§ Directive: Quote verbatim every line from the line containing "Give me the TikZ source for this diagram." to the line containing "(mam) at (698.5,169.5)", inclusive of both, and no other line.

§ Input records:
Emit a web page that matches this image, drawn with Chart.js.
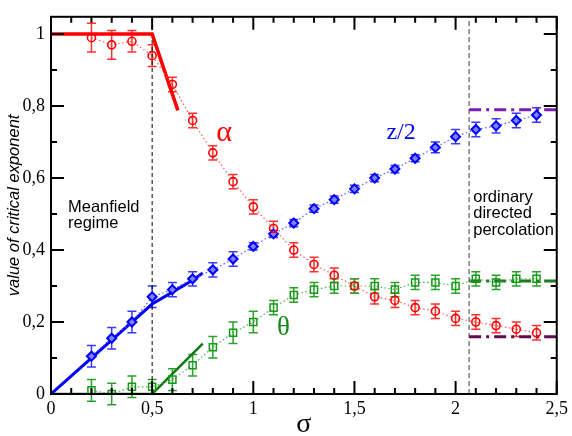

==

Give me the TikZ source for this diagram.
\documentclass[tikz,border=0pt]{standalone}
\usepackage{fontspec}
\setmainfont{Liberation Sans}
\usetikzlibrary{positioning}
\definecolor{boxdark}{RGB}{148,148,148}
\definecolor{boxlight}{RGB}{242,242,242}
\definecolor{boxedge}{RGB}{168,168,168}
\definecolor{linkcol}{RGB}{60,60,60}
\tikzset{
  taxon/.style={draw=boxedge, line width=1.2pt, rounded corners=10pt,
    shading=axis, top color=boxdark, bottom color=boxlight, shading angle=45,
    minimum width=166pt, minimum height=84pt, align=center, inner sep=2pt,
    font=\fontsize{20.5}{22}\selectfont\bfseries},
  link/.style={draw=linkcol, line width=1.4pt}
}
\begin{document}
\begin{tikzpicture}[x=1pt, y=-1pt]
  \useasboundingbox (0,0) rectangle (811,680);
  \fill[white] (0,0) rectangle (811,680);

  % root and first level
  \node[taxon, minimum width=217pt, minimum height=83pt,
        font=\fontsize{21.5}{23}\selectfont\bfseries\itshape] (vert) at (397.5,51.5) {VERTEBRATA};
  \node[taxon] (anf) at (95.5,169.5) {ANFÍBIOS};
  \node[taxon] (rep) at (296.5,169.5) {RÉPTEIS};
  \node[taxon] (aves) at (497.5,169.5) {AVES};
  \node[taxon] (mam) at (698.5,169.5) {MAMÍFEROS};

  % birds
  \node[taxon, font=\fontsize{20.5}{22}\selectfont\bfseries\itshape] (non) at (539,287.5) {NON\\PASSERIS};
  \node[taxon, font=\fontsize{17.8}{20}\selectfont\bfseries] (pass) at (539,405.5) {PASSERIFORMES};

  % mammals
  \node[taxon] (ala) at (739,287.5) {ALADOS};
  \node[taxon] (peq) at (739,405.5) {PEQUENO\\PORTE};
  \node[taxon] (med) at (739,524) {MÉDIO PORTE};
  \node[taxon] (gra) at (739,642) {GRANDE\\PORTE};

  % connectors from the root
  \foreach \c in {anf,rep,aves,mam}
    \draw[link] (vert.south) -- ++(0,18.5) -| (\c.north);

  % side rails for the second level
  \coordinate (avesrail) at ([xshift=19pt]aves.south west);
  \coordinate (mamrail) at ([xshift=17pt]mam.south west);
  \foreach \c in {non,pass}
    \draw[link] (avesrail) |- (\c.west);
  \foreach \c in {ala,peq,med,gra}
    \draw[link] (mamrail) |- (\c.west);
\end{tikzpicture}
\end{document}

==

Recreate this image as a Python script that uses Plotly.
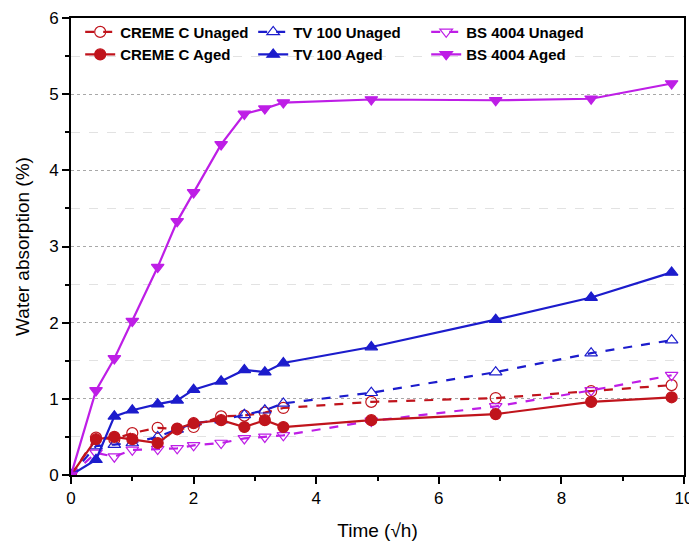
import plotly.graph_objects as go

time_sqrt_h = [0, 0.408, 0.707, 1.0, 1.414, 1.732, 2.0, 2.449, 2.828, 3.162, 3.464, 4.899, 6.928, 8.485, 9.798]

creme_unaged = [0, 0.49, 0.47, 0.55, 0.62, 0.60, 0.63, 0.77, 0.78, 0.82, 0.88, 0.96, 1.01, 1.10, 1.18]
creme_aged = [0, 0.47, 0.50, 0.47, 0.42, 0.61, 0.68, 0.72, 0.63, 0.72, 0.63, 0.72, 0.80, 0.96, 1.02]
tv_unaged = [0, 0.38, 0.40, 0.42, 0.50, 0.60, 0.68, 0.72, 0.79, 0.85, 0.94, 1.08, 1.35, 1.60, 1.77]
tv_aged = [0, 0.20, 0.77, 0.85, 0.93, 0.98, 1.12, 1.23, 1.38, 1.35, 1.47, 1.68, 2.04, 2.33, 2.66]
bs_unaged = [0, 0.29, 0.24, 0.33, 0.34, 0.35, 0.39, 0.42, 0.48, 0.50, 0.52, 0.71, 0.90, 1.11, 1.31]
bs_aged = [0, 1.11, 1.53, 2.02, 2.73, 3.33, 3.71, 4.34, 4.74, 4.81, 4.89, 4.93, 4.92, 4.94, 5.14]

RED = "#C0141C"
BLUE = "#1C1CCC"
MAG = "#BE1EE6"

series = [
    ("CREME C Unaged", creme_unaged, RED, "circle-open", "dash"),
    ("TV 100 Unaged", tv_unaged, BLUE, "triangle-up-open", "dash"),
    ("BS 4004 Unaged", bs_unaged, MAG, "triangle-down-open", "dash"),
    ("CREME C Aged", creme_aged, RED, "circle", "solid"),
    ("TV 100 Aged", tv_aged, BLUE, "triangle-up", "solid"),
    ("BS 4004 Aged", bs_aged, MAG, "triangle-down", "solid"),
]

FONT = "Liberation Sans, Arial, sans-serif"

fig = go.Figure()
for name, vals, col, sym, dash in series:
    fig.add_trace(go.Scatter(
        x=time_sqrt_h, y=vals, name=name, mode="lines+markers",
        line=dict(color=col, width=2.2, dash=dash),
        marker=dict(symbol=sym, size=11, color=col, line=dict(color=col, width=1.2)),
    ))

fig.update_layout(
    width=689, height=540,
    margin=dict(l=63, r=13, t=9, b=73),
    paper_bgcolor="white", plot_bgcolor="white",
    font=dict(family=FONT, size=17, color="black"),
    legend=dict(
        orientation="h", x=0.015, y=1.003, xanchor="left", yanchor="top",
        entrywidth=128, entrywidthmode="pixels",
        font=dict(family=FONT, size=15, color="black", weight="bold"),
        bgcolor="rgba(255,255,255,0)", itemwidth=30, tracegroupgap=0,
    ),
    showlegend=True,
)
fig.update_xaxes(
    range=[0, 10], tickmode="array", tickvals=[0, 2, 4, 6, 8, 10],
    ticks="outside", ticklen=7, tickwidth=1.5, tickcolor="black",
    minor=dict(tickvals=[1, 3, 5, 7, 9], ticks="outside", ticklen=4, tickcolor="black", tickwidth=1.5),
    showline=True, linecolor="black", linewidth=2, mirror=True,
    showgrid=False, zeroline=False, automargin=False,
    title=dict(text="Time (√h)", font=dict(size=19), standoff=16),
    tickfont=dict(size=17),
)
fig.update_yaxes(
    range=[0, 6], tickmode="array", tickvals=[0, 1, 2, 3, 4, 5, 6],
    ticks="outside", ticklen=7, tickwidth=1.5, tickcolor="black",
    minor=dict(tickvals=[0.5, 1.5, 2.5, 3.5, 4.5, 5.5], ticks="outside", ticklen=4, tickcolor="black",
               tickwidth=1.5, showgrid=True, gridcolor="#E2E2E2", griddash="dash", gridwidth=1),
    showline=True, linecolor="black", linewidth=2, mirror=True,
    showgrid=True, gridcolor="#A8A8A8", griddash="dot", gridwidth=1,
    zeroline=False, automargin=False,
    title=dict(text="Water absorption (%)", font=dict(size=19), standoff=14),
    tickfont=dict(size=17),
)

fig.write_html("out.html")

§ Solution:
Give me the TikZ source for this diagram.
\documentclass[tikz,border=0pt]{standalone}
\usepackage{fontspec}
\setmainfont{Liberation Sans}
\usetikzlibrary{positioning}
\definecolor{boxdark}{RGB}{148,148,148}
\definecolor{boxlight}{RGB}{242,242,242}
\definecolor{boxedge}{RGB}{168,168,168}
\definecolor{linkcol}{RGB}{60,60,60}
\tikzset{
  taxon/.style={draw=boxedge, line width=1.2pt, rounded corners=10pt,
    shading=axis, top color=boxdark, bottom color=boxlight, shading angle=45,
    minimum width=166pt, minimum height=84pt, align=center, inner sep=2pt,
    font=\fontsize{20.5}{22}\selectfont\bfseries},
  link/.style={draw=linkcol, line width=1.4pt}
}
\begin{document}
\begin{tikzpicture}[x=1pt, y=-1pt]
  \useasboundingbox (0,0) rectangle (811,680);
  \fill[white] (0,0) rectangle (811,680);

  % root and first level
  \node[taxon, minimum width=217pt, minimum height=83pt,
        font=\fontsize{21.5}{23}\selectfont\bfseries\itshape] (vert) at (397.5,51.5) {VERTEBRATA};
  \node[taxon] (anf) at (95.5,169.5) {ANFÍBIOS};
  \node[taxon] (rep) at (296.5,169.5) {RÉPTEIS};
  \node[taxon] (aves) at (497.5,169.5) {AVES};
  \node[taxon] (mam) at (698.5,169.5) {MAMÍFEROS};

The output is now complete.